Admiration

Je suis devenu un homme quand j’ai commencé d’admirer.

Aucun professeur n’avait suscité chez moi de l’admiration. Et moins encore de la passion, comme certains en font la confidence quand ils écrivent leurs Mémoires. Le prof dont on suit les cours avec enthousiasme et pour lequel on s’efforce d’accéder à l’excellence, puis d’y demeurer, je n’ai pas connu. Peut-être par un manque de générosité. Ou bien parce que je ne savais pas encore distinguer une parole qui aide à vivre des mots qui aident à passer dans la classe supérieure. Je n’étais pas assez mûr ou sensible pour me laisser envahir par une vibration, un appel d’air ou une lumière un peu fantasque.

Je ne m’admirais pas non plus. Il n’aurait plus manqué que ça ! J’avais des petits moments de fierté — un zéro faute à une dictée, une passe décisive au foot, un tango joliment dansé, un compliment surpris entre deux portes sur la beauté de ma mère —, mais rien qui pouvait me donner à croire que je n’appartenais pas au gros du troupeau de la jeunesse de l’après-guerre. Et pas en tête du troupeau, ni à la queue, non, dans la bousculade de la multitude.

Admirer n’est pas un don inné. Aimer ou détester, adorer ou abhorrer, chérir ou haïr, c’est spontanément naturel. Avec le temps on apprend pourquoi, même si « le cœur a ses raisons que la raison ne connaît point ». En se creusant un peu la cervelle on arrive quand même à savoir. L’admiration est un sentiment beaucoup plus subtil, à la fois esthétique, intellectuel et moral. Elle est fugace, la joie qu’un adolescent ressent devant une œuvre d’art, un livre ou à l’écoute d’une musique, tandis que l’admiration pour un adulte exige une ferveur durable, une constance de l’esprit et du cœur. Elle doit sans cesse s’alimenter de nouveaux motifs d’étonnement et d’émerveillement.
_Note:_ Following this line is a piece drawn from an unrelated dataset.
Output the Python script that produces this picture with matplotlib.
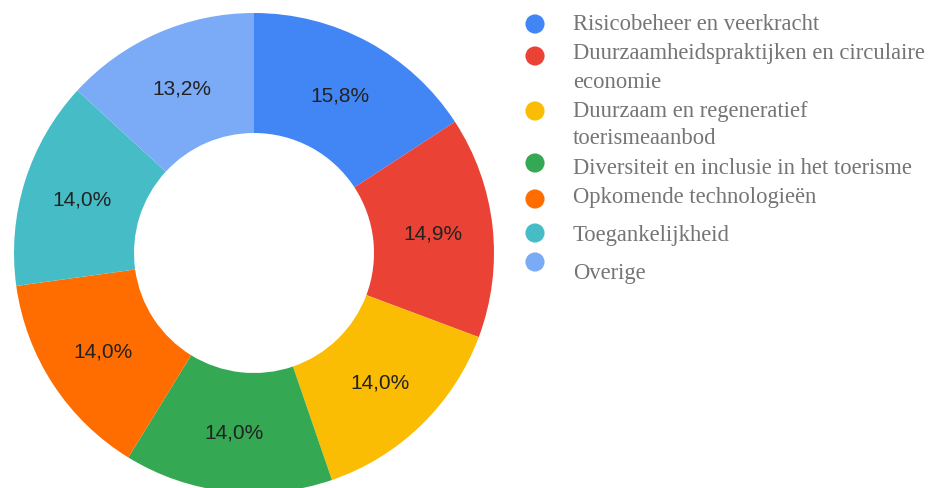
import matplotlib.pyplot as plt

labels = [
    "Risicobeheer en veerkracht",
    "Duurzaamheidspraktijken en circulaire\neconomie",
    "Duurzaam en regeneratief\ntoerismeaanbod",
    "Diversiteit en inclusie in het toerisme",
    "Opkomende technologieën",
    "Toegankelijkheid",
    "Overige",
]
counts = [18, 17, 16, 16, 16, 16, 15]
colors = ["#4285F4", "#EA4335", "#FBBC04", "#34A853", "#FF6D01", "#46BDC6", "#7BAAF7"]

# legend layout in pixels (from top-left)
marker_y = [25, 57, 112, 164, 200, 234, 263]
text_y = [25, 54, 111, 169, 198, 235, 273]
line_gap = 28

W, H = 942, 489
fig = plt.figure(figsize=(W / 100, H / 100), dpi=100)

cx, cy, r = 254, 254, 240
ax = fig.add_axes([(cx - r) / W, (H - cy - r) / H, 2 * r / W, 2 * r / H])
wedges, texts, autotexts = ax.pie(
    counts,
    colors=colors,
    startangle=90,
    counterclock=False,
    autopct=lambda p: f"{p:.1f}%".replace(".", ","),
    pctdistance=0.75,
    wedgeprops=dict(width=0.5, linewidth=0),
    textprops=dict(fontsize=15, color="#222222", family="Liberation Sans"),
)
for w in wedges:
    w.set_clip_on(False)
ax.set_xlim(-1, 1)
ax.set_ylim(-1, 1)
ax.axis("off")

lax = fig.add_axes([0, 0, 1, 1])
lax.set_xlim(0, W)
lax.set_ylim(H, 0)
lax.axis("off")
for lab, c, my, ty in zip(labels, colors, marker_y, text_y):
    lax.scatter([535], [my], s=190, color=c, edgecolors="none")
    for i, line in enumerate(lab.split("\n")):
        lax.text(573, ty + i * line_gap, line, fontsize=16.3, family="Liberation Serif",
                 color="#757575", va="center")

fig.savefig("out.png", dpi=100)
Et grand est le retentissement de la personne admirée sur le comportement du jeune admirateur. Je n’ai rien éprouvé de tel.

Je me rasais depuis longtemps le menton quand j’eus mes premières admirations pour des professeurs. Ils enseignaient au Centre de formation des journalistes. L’un d’eux, Michel Chrestien, traducteur de profession, écrivain d’occasion, érudit de nature, de son vrai nom Silberfeld, avait choisi de s’appeler Chrestien parce que dans Les Secrets de la princesse de Cadignan, un républicain, qui se nommait ainsi, mourait sur une barricade. Peu probable, pensait-il, que deux Michel Chrestien finissent tragiquement. Lecteur impitoyable, il vous fichait 2 sur 20 pour une redondance ou un cliché, et 18 pour une seule phrase qu’il lisait plusieurs fois à haute voix en en savourant la trouvaille de style. Il aimait déconcerter, surprendre, amuser, provoquer, stimuler. La plupart de mes camarades s’agaçaient de ses humeurs, alors que son esprit caustique et paradoxal me ravissait.

Après Michel Chrestien j’ai admiré beaucoup de journalistes, d’écrivains, d’artistes. Il n’est pas exagéré de dire que, à Apostrophes et à Bouillon de culture, j’ai fonctionné à l’admiration, carburant que je pompais dans d’inépuisables gisements de livres. Mais jamais adulateur ou dévot. Je tiens de je ne sais quel aïeul une malice que mon regard ne sait pas cacher et qui indisposait parfois des enseignants et des camarades. Michel Chrestien y a ajouté une certaine bonhomie rieuse et persifleuse.